The group paid $17 million for a sizable 18,000-square-foot site at 93-97 Wythe Avenue between North 9th and North 10th streets, according to public records. The seller was the Sydell Group, the New York City-based owner, developer and manager of Manhattan’s NoMad and Ace hotels.
The deal for the property closed Aug. 28. It was not clear if any brokers had been involved in the transaction. Ennismore did not immediately respond to a request for comment while Sydell declined to comment.
Sydell purchased the site for $10 million in January and had plans to develop it themselves, but the London firm came in with “an offer they couldn’t refuse,” said Neil Dolgin, a partner at commercial brokerage Kalmon Dolgin, who was not involved with the sale but was familiar with the situation. “They took the profit and ran,” he said.
The site is zoned to support a hotel development in excess of 36,000 square feet, according to data from PropertyShark.
If Ennismore takes that route, the new offering would join a burgeoning hotel district in the surrounding blocks that includes Two Trees Management’s Wythe Hotel at 80 Wythe Street and the King & Grove at 160 North 12th Street.

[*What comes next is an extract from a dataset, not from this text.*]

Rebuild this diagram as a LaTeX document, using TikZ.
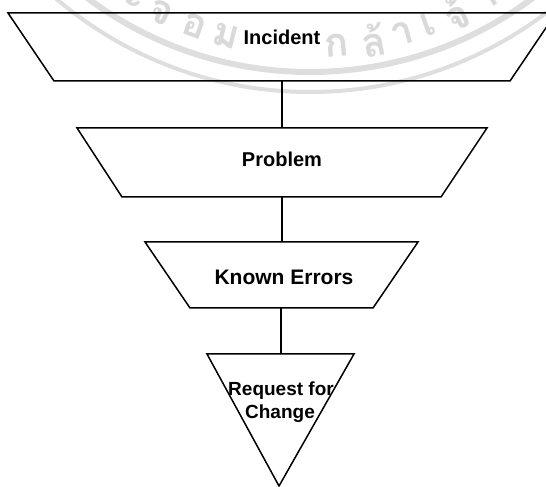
\documentclass[tikz,border=0pt]{standalone}
\usepackage{fontspec}
\setmainfont{Liberation Sans}
\newfontfamily\thaifont[Script=Thai]{Loma}

\begin{document}
\begin{tikzpicture}[x=1pt, y=1pt,
    outline/.style={draw=black, line width=1.5pt, line join=miter},
    link/.style={draw=black, line width=1.4pt},
    lbl/.style={inner sep=0pt, anchor=base, font=\bfseries\fontsize{20}{24}\selectfont},
    smalllbl/.style={lbl, font=\bfseries\fontsize{19}{23}\selectfont},
    sealring/.style={draw=black!13, line width=6pt},
    sealtext/.style={text=black!15, inner sep=0pt, font=\thaifont\bfseries\fontsize{40}{46}\selectfont}]
  \useasboundingbox (0,0) rectangle (546,487);
  \clip (0,0) rectangle (546,487);
  \fill[white] (0,0) rectangle (546,487);

  % faint seal stamped behind the funnel
  \coordinate (sealc) at (310,787);
  \draw[sealring] (sealc) circle (372);
  \draw[sealring, line width=4pt] (sealc) circle (392);
  \foreach \t/\g in {-30.5/ะ, -25.5/จ, -19.5/อ, -14/ม, 4.5/ก, 10.5/ล้, 15.5/า, 20/เ, 25/จ้, 30.5/า}
    \node[sealtext, rotate=\t] at ([shift={(-90+\t:346)}]sealc) {\g};

  % funnel stages
  \coordinate (inc-tl) at (8,474);   \coordinate (inc-tr) at (556,474);
  \coordinate (inc-br) at (510,406); \coordinate (inc-bl) at (54,406);
  \coordinate (inc-b)  at (282,406);

  \coordinate (prb-tl) at (77,359);  \coordinate (prb-tr) at (487,359);
  \coordinate (prb-br) at (441,290); \coordinate (prb-bl) at (122,290);
  \coordinate (prb-t)  at (282,359); \coordinate (prb-b)  at (282,290);

  \coordinate (ke-tl) at (145,245);  \coordinate (ke-tr) at (418,245);
  \coordinate (ke-br) at (373,179);  \coordinate (ke-bl) at (190,179);
  \coordinate (ke-t)  at (282,245);  \coordinate (ke-b)  at (281,179);

  \coordinate (rfc-tl) at (207,133); \coordinate (rfc-tr) at (354,133);
  \coordinate (rfc-tip) at (279,1);  \coordinate (rfc-t)  at (281,133);

  \draw[outline] (inc-tl) -- (inc-tr) -- (inc-br) -- (inc-bl) -- cycle;
  \draw[outline] (prb-tl) -- (prb-tr) -- (prb-br) -- (prb-bl) -- cycle;
  \draw[outline] (ke-tl) -- (ke-tr) -- (ke-br) -- (ke-bl) -- cycle;
  \draw[outline] (rfc-tl) -- (rfc-tr) -- (rfc-tip) -- cycle;

  % connectors between stages
  \draw[link] (inc-b) -- (prb-t);
  \draw[link] (prb-b) -- (ke-t);
  \draw[link] (ke-b) -- (rfc-t);

  % labels
  \node[lbl] (incident) at (282,442) {Incident};
  \node[lbl] (problem) at (282,320.5) {Problem};
  \node[lbl, font=\bfseries\fontsize{21}{25}\selectfont] (known) at (284,202) {Known Errors};
  \node[smalllbl] (rfc) at (281,91) {Request for};
  \node[smalllbl] (rfc2) at (280,68) {Change};
\end{tikzpicture}
\end{document}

Ennismore has not yet filed any plans for a development with the city’s Department of Buildings. However, the London firm had been actively seeking out prospective hotel sites at home and in New York since it acquired Hoxton last year. The 208-room Shoreditch hotel, which was originally built by Sinclair Beecham, the co-founder of the cafe chain Pret-A-Manger, has proved popular with trendy Londoners, who party in the hotel’s lobby in the evening when it turns into a night club. Staff members don uniforms of plaid shirts and jeans, according to news reports.
The hotel also has a reputation for being budget-friendly and gives away five rooms for just over a dollar a night as part of a recurring promotion.
The fact that Ennismore may be employing foreign capital may have played to its favor when purchasing a site in the U.S., Dolgin said, thanks to a favorable exchange rate between pounds sterling and U.S. dollars.